Genome editing is a powerful technology. Its disproportionate development by a few researchers, regions of the world or in a gender-biased manner will limit its full potential. Furthermore, its disproportionate application to select genes, diseases and organisms could limit its capacity as an aid for deepening our understanding of basic biological processes across various organisms, engineering new biological systems for food or industrial purposes and eventually finding cures to several diseases.
Materials and Methods
Data retrieval
To download abstracts of publications on genome editing, the PubMed literature database was queried on May 21st 2018 using the ‘easyPubMed’ package in R. Briefly, the PubMed database was queried using 4 search queries independently, two for CRISPR/Cas based genome editing and two for TALENs based genome editing. To obtain genome editing publications involving CRISPR/Cas systems in 2017 the in the search term used was “CRISPR genome editing AND (2017[PDAT])” while to download genome editing publications involving CRISPR/Cas systems in 2018, the search term used was “CRISPR genome editing AND (2018[PDAT])”. Abstracts on TALENs based genome editing were downloaded using the search terms “TALENs genome editing AND (2017[PDAT])” for publications in 2017 and “TALENs genome editing AND (2018[PDAT])” for publications in 2018. Because CRISPR research does not always involve genome editing, these numbers capture only the subset of papers where the abstracts explicitly mention genome editing.

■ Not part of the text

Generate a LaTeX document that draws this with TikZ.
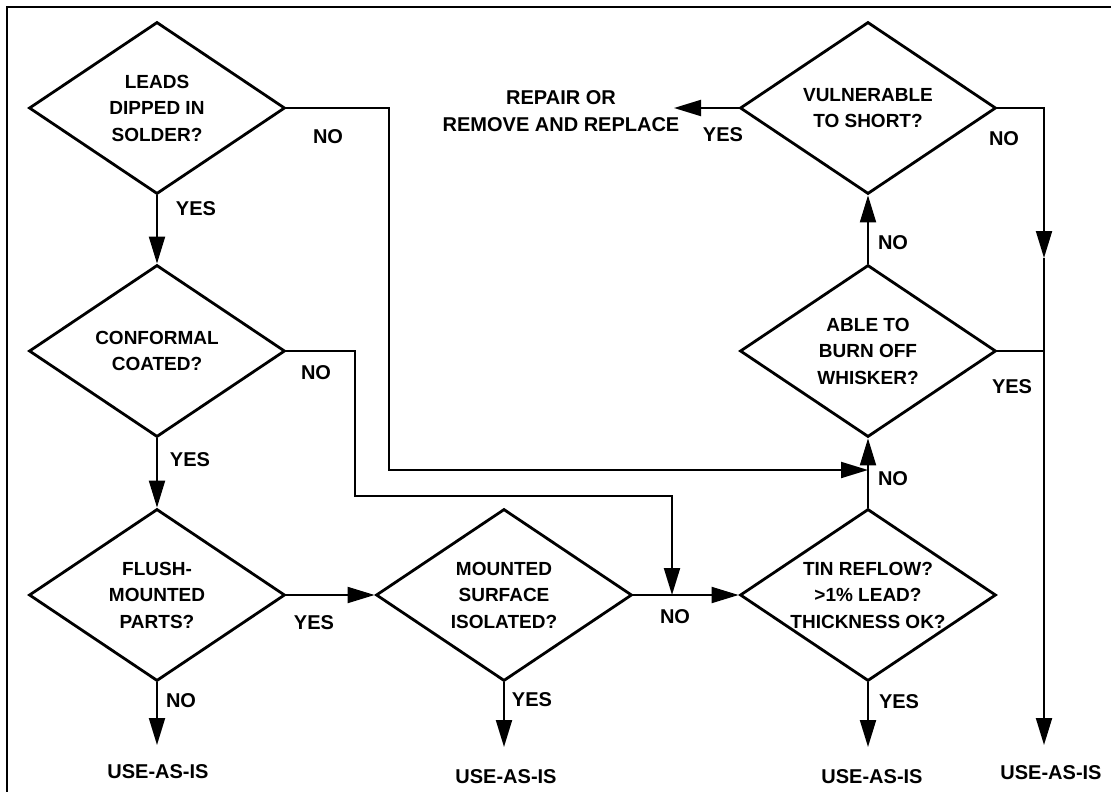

Abstracts were downloaded in XML format to allow further retrieval of metadata such as author names, institutional affiliations, addresses and countries.
Analysis of author names, gender and institutional affiliations
Author names, journals and institutional addresses were directly extracted from the downloaded XML abstracts using the R package ‘easyPubMed’. Authors were assigned a gender using data from the US Social Security Administration baby names as implemented in the R package ‘gender’. Institutional addresses were further processed to identify country names using the R package ‘map’.
Named entity recognition to identify diseases, gene names and species
Extraction of named biomedical entities such as genes, diseases and species referred to in the downloaded abstracts was performed using the R package ‘pubmed.mine.R’ [41].